During their observations, the astronomers couldn’t see any convincing evidence of a supernova in VFTS 243, despite the obvious presence of the black hole. For instance, there was no “natal kick“, or what the researchers refer to as the acceleration imparted by the massive explosion on the remaining neutron star or black hole.
Normally, a natal kick would give a black hole a speed of 100 to 1,000 kilometers per second. However, the VFTS 243 black hole seems to have been accelerated to only 4 kilometers per second.
Likewise, a star system that has suffered a supernova event is typically asymmetric in its orbit due to the huge ejection of matter and energy. However, VFTS 243 is symmetric.
“The orbit of VFTS is almost circular and our analysis indicates there are no signs of large asymmetries during collapse. This again indicates the absence of an explosion,” says Alejandro Vigna Gomez.
By carefully monitoring the orbit of the binary star system, the astronomers calculated the estimated mass and energy released during the black hole’s formation. They conclude that the black hole was formed through a total stellar collapse.
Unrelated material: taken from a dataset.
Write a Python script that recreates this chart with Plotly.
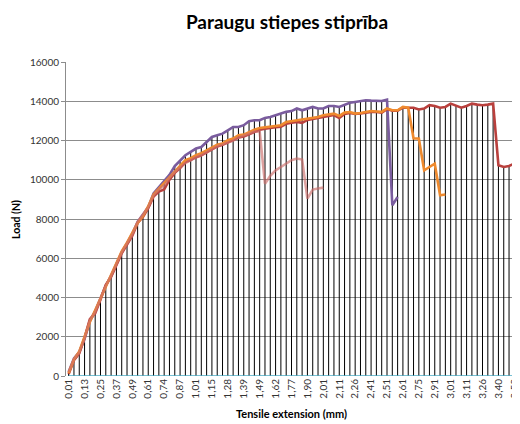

The small kick following this event was imparted not by neutrons and protons — the baryonic matter typically ejected during a supernova — but rather by neutrinos.
Overall, all these signs point to a direct gravitational collapse of one of the stars in VFTS 243 directly into a black hole. This may also explain the mystery of hundreds of vanishing stars. In 2019, astronomers part of the Vanishing and Appearing Sources during a Century of Observations (VASCO), compared data from the 1950s U.S. Naval Observatory Catalogue with the Pan-STARRS Data Release. They found 150,000 anomalies, with 100 stars appearing only in the older catalog.
“Our analysis unequivocally points to the fact that the black hole in VFTS 243 was most likely formed immediately, with the energy mainly being lost via neutrinos,” says Professor Irene Tamborra from the Niels Bohr Institute, who also participated in the study.
“Our results highlight VFTS 243 as the best observable case so far for the theory of stellar black holes formed through total collapse, where the supernova explosion fails and which our models have shown to be possible. It is an important reality check for these models. And we certainly expect that the system will serve as a crucial benchmark for future research into stellar evolution and collapse,” added Tamborra.
The study is published in the journal Physical Review Letters.